Video surveillance is bustling throughout Asia Pacific, according to new research from Market Research.
A new report, ‘Video Surveillance – Global Trends, Estimates and Forecasts, 2013-2019’, reveals Asia Pacific is the fastest growing regions with a a CAGR of 33.78%, driving a market value of US$3.6 billion by 2019.
Globally, the Americas region accounts for approximately 39.6% of global share while Europe holds nearly 25.69% of the surveillance market.
On a global scale, projections for video surveillance in end-user for transportation sector market share indicate nearly 35.5% by 2019, leaving the rest of the market to the financial, retail, education, industrial, government and other sectors.
According to IT market analysts IHS, 2015 has been “one of the most interesting – and disruptive – in recent memory for both the professional and consumer video surveillance industries.”
According to its whitepaper, Top Video surveillance trends for 2015, IHS says a sharp decline in the cost of semiconductor components has ushered in a new era of price competition. Jon Cropley, principal analyst, video surveillance, says a new competitive landscape has shifted, with merger and acquisition activity affecting some of the leading global product and software vendors.
“These changes affect the whole value chain for video surveillance. As the market becomes more commoditised, vendors are increasingly looking for ways to stand out from the crowd, either through product or service features, or with the help of channel solution partners,” Cropley says.
Cropley says differentiation will be a key market driver for almost every equipment vendor, distributor and integrator active in the video surveillance market over the next couple of years.
IHS says the global market for video surveillance equipment will grow by over 10% in 2015, but some markets will grow much faster than the average.
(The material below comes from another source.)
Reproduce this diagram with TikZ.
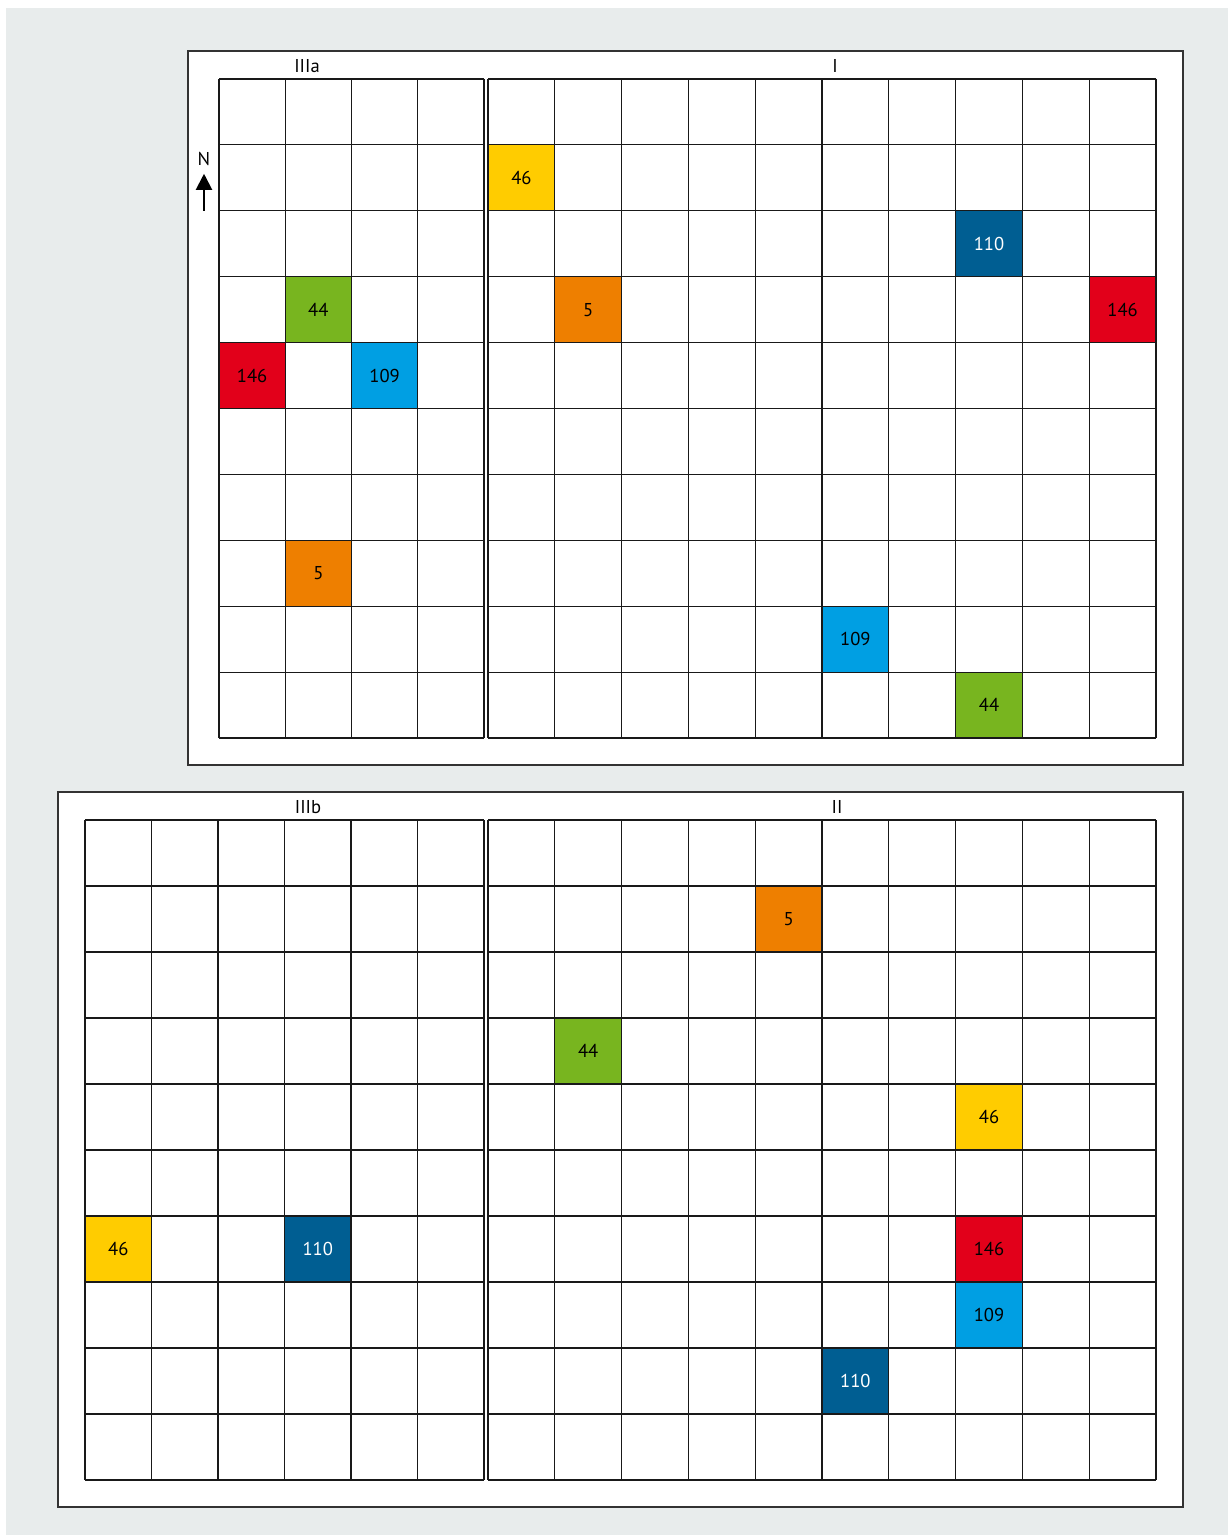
\documentclass[tikz,border=0pt]{standalone}
\usepackage{fontspec}
\setmainfont{PT Sans}
\usetikzlibrary{arrows.meta}
\definecolor{bggray}{HTML}{E8ECEC}
\definecolor{cyellow}{HTML}{FFCC00}
\definecolor{corange}{HTML}{EE7F00}
\definecolor{cgreen}{HTML}{78B51F}
\definecolor{cred}{HTML}{E2001A}
\definecolor{clblue}{HTML}{009FE3}
\definecolor{cdblue}{HTML}{005E92}
\begin{document}
\begin{tikzpicture}[x=0.5pt,y=-0.5pt, every node/.style={font=\fontsize{9.3}{10}\selectfont},
  cell/.style={minimum width=33.4pt,minimum height=33pt,inner sep=0pt},
  gridline/.style={line width=0.6pt,black!90},
  frame/.style={draw=black!80,line width=0.8pt,fill=white}]
% page and background
\fill[white] (0,0) rectangle (1228,1535);
\fill[bggray] (6,8) rectangle (1228,1535);
\useasboundingbox (0,0) rectangle (1228,1535);
\draw[frame] (188,51) rectangle (1183,765);
\draw[frame] (58,792) rectangle (1183,1507);

% top panel: IIIa
\node[cell,fill=cgreen] (a44) at ({219+66.25*1.5},{79+65.9*3.5}) {44};
\node[cell,fill=cred] (a146) at ({219+66.25*0.5},{79+65.9*4.5}) {146};
\node[cell,fill=clblue] (a109) at ({219+66.25*2.5},{79+65.9*4.5}) {109};
\node[cell,fill=corange] (a5) at ({219+66.25*1.5},{79+65.9*7.5}) {5};
% top panel: I
\node[cell,fill=cyellow] (i46) at ({488+66.8*0.5},{79+65.9*1.5}) {46};
\node[cell,fill=cdblue,text=white] (i110) at ({488+66.8*7.5},{79+65.9*2.5}) {110};
\node[cell,fill=corange] (i5) at ({488+66.8*1.5},{79+65.9*3.5}) {5};
\node[cell,fill=cred] (i146) at ({488+66.8*9.5},{79+65.9*3.5}) {146};
\node[cell,fill=clblue] (i109) at ({488+66.8*5.5},{79+65.9*8.5}) {109};
\node[cell,fill=cgreen] (i44) at ({488+66.8*7.5},{79+65.9*9.5}) {44};
% bottom panel: IIIb
\node[cell,fill=cyellow] (b46) at ({85+66.5*0.5},{820+66*6.5}) {46};
\node[cell,fill=cdblue,text=white] (b110) at ({85+66.5*3.5},{820+66*6.5}) {110};
% bottom panel: II
\node[cell,fill=corange] (ii5) at ({488+66.8*4.5},{820+66*1.5}) {5};
\node[cell,fill=cgreen] (ii44) at ({488+66.8*1.5},{820+66*3.5}) {44};
\node[cell,fill=cyellow] (ii46) at ({488+66.8*7.5},{820+66*4.5}) {46};
\node[cell,fill=cred] (ii146) at ({488+66.8*7.5},{820+66*6.5}) {146};
\node[cell,fill=clblue] (ii109) at ({488+66.8*7.5},{820+66*7.5}) {109};
\node[cell,fill=cdblue,text=white] (ii110) at ({488+66.8*5.5},{820+66*8.5}) {110};

% grids
\foreach \i in {0,...,4} \draw[gridline] ({219+66.25*\i},79) -- ({219+66.25*\i},738);
\foreach \j in {0,...,10} \draw[gridline] (219,{79+65.9*\j}) -- (484,{79+65.9*\j});
\foreach \i in {0,...,10} \draw[gridline] ({488+66.8*\i},79) -- ({488+66.8*\i},738);
\foreach \j in {0,...,10} \draw[gridline] (488,{79+65.9*\j}) -- (1156,{79+65.9*\j});
\foreach \i in {0,...,6} \draw[gridline] ({85+66.5*\i},820) -- ({85+66.5*\i},1480);
\foreach \j in {0,...,10} \draw[gridline] (85,{820+66*\j}) -- (484,{820+66*\j});
\foreach \i in {0,...,10} \draw[gridline] ({488+66.8*\i},820) -- ({488+66.8*\i},1480);
\foreach \j in {0,...,10} \draw[gridline] (488,{820+66*\j}) -- (1156,{820+66*\j});

% labels
\node (lIIIa) at (307,66) {IIIa};
\node (lI) at (835,66) {I};
\node (lIIIb) at (308,807) {IIIb};
\node (lII) at (837,807) {II};

% north arrow
\node (north) at (204,159) {N};
\coordinate (ntail) at (204,211);
\draw[line width=1pt,-{Triangle[width=8pt,length=8pt]}] (ntail) -- ([yshift=-0.5pt]north.south);
\end{tikzpicture}
\end{document}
Josh Woodhouse, senior IHS analyst, says the migration from analogue to network surveillance cameras has changed the way many security systems are conceived, built and managed.
“With the deployment of cameras onto IT networks, the scalability and capabilities of video surveillance systems have increased dramatically,” he says. “The benefits of network video surveillance are not new concepts, they have driven the transition to network equipment from the beginning.
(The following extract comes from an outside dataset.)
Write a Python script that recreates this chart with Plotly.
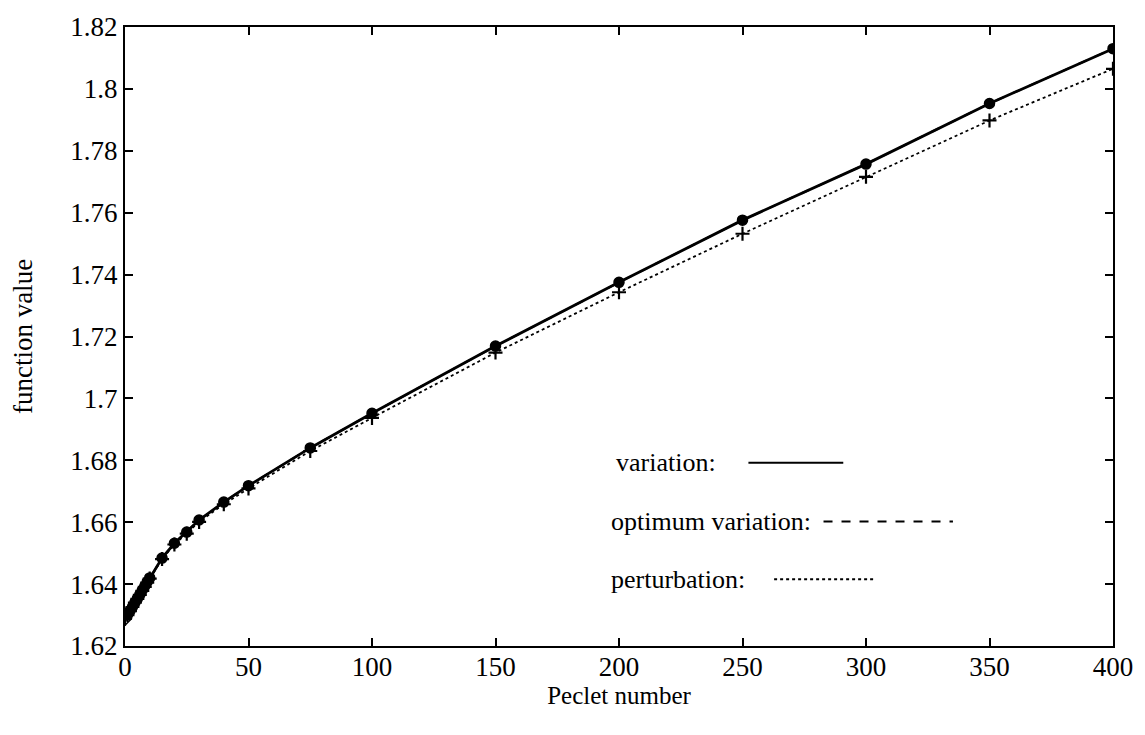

Now the video surveillance market has finally reached the point where more revenues come from network than analogue equipment.
Woodhouse says increasing numbers of traditional IT vendors are taking note of the opportunities in video surveillance.
IHS forecasts the global video surveillance equipment and storage market is forecast to be worth over $28 billion by 2018, and says that by 2017, each day that video surveillance cameras are installed globally will produce 859 petabytes of data.
“These are big figures,” Woodhouse says. “IT vendors have taken note of the opportunity to hep capture, manage and stores this data.”
Woodhouse says that although competition is fierce, video surveillance products will not become commodity items, that a real difference will remain between products from different vendors, and that the market will continue to grow at a healthy rate, at least for the next five years. “The initial phase of rapid growth in the video surveillance market may be over,” Woodhouse says. “However, high growth is likely for many years to come, as the market in not yet fully mature.’
Niall Jenkins, research manager, says video surveillance equipment sold through distribution channels was estimated to account for 55% of global equipment revenues in 2013. Jenkins says these percentages are forecast to increase as integrators and installers take advantage of the benefits f purchasing equipment trough distribution. He says a reason for this transition is that margins are continuing to decline.
“The transition to network equipment is changing the role of the distributor,” Jenkins says. “From the IT industry, in particular, IT VARs are developing bundles of products that already work together”
Jenkins says this trend mirrors development across the IT industry.
“As the video surveillance market continues its transition to network equipment, this will be an increasingly important trend driving the transition from direct channels to distribution in 2015,” he says.